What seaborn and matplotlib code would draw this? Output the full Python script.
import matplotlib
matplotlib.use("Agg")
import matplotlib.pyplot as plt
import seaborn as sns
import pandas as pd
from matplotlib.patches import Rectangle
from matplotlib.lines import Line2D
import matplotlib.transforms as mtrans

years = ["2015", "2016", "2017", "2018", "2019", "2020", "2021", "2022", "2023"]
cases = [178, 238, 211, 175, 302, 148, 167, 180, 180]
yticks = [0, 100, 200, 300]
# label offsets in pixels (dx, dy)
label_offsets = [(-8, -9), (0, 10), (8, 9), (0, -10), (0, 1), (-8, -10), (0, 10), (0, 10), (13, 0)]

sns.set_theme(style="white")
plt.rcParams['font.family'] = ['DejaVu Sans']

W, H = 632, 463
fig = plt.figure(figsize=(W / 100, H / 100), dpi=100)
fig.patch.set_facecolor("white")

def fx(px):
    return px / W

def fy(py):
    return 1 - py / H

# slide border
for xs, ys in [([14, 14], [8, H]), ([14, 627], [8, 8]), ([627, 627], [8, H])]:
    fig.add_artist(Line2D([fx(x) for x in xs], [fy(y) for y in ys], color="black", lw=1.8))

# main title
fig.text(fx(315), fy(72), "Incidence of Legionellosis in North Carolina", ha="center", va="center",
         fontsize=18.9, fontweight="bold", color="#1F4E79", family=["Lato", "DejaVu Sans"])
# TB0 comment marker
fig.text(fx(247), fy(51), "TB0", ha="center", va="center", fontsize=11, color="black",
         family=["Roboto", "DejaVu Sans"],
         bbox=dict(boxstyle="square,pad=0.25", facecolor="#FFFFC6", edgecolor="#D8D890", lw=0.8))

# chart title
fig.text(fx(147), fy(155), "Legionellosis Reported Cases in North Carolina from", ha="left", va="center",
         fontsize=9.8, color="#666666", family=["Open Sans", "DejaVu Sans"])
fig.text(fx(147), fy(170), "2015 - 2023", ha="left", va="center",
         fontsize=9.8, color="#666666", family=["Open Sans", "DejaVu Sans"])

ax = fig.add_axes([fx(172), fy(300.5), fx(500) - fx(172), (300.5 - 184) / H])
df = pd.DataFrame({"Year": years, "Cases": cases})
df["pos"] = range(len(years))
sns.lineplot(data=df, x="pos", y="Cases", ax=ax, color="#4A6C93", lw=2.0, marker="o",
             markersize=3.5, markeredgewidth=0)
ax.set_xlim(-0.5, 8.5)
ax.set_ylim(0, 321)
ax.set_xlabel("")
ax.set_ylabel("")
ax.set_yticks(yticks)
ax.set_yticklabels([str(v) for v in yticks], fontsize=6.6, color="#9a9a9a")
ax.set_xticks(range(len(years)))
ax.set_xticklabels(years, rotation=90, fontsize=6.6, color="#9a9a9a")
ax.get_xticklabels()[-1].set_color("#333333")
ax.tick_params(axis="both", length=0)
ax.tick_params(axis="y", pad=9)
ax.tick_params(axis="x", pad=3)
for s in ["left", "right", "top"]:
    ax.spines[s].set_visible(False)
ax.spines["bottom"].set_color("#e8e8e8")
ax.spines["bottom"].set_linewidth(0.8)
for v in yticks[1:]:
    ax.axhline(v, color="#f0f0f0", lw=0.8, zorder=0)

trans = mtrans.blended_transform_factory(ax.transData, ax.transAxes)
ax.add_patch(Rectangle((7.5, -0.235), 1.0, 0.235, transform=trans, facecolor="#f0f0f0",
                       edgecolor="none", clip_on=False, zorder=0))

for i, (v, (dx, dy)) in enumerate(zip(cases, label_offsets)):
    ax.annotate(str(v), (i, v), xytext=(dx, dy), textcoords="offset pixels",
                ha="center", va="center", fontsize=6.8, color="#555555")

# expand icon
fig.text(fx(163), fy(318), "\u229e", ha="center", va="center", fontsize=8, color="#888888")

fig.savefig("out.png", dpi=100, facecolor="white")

#####

Work to be completed:
Repeat the data above exactly.

Result for this task:
What seaborn and matplotlib code would draw this? Output the full Python script.
import matplotlib
matplotlib.use("Agg")
import matplotlib.pyplot as plt
import seaborn as sns
import pandas as pd
from matplotlib.patches import Rectangle
from matplotlib.lines import Line2D
import matplotlib.transforms as mtrans

years = ["2015", "2016", "2017", "2018", "2019", "2020", "2021", "2022", "2023"]
cases = [178, 238, 211, 175, 302, 148, 167, 180, 180]
yticks = [0, 100, 200, 300]
# label offsets in pixels (dx, dy)
label_offsets = [(-8, -9), (0, 10), (8, 9), (0, -10), (0, 1), (-8, -10), (0, 10), (0, 10), (13, 0)]

sns.set_theme(style="white")
plt.rcParams['font.family'] = ['DejaVu Sans']

W, H = 632, 463
fig = plt.figure(figsize=(W / 100, H / 100), dpi=100)
fig.patch.set_facecolor("white")

def fx(px):
    return px / W

def fy(py):
    return 1 - py / H

# slide border
for xs, ys in [([14, 14], [8, H]), ([14, 627], [8, 8]), ([627, 627], [8, H])]:
    fig.add_artist(Line2D([fx(x) for x in xs], [fy(y) for y in ys], color="black", lw=1.8))

# main title
fig.text(fx(315), fy(72), "Incidence of Legionellosis in North Carolina", ha="center", va="center",
         fontsize=18.9, fontweight="bold", color="#1F4E79", family=["Lato", "DejaVu Sans"])
# TB0 comment marker
fig.text(fx(247), fy(51), "TB0", ha="center", va="center", fontsize=11, color="black",
         family=["Roboto", "DejaVu Sans"],
         bbox=dict(boxstyle="square,pad=0.25", facecolor="#FFFFC6", edgecolor="#D8D890", lw=0.8))

# chart title
fig.text(fx(147), fy(155), "Legionellosis Reported Cases in North Carolina from", ha="left", va="center",
         fontsize=9.8, color="#666666", family=["Open Sans", "DejaVu Sans"])
fig.text(fx(147), fy(170), "2015 - 2023", ha="left", va="center",
         fontsize=9.8, color="#666666", family=["Open Sans", "DejaVu Sans"])

ax = fig.add_axes([fx(172), fy(300.5), fx(500) - fx(172), (300.5 - 184) / H])
df = pd.DataFrame({"Year": years, "Cases": cases})
df["pos"] = range(len(years))
sns.lineplot(data=df, x="pos", y="Cases", ax=ax, color="#4A6C93", lw=2.0, marker="o",
             markersize=3.5, markeredgewidth=0)
ax.set_xlim(-0.5, 8.5)
ax.set_ylim(0, 321)
ax.set_xlabel("")
ax.set_ylabel("")
ax.set_yticks(yticks)
ax.set_yticklabels([str(v) for v in yticks], fontsize=6.6, color="#9a9a9a")
ax.set_xticks(range(len(years)))
ax.set_xticklabels(years, rotation=90, fontsize=6.6, color="#9a9a9a")
ax.get_xticklabels()[-1].set_color("#333333")
ax.tick_params(axis="both", length=0)
ax.tick_params(axis="y", pad=9)
ax.tick_params(axis="x", pad=3)
for s in ["left", "right", "top"]:
    ax.spines[s].set_visible(False)
ax.spines["bottom"].set_color("#e8e8e8")
ax.spines["bottom"].set_linewidth(0.8)
for v in yticks[1:]:
    ax.axhline(v, color="#f0f0f0", lw=0.8, zorder=0)

trans = mtrans.blended_transform_factory(ax.transData, ax.transAxes)
ax.add_patch(Rectangle((7.5, -0.235), 1.0, 0.235, transform=trans, facecolor="#f0f0f0",
                       edgecolor="none", clip_on=False, zorder=0))

for i, (v, (dx, dy)) in enumerate(zip(cases, label_offsets)):
    ax.annotate(str(v), (i, v), xytext=(dx, dy), textcoords="offset pixels",
                ha="center", va="center", fontsize=6.8, color="#555555")

# expand icon
fig.text(fx(163), fy(318), "\u229e", ha="center", va="center", fontsize=8, color="#888888")

fig.savefig("out.png", dpi=100, facecolor="white")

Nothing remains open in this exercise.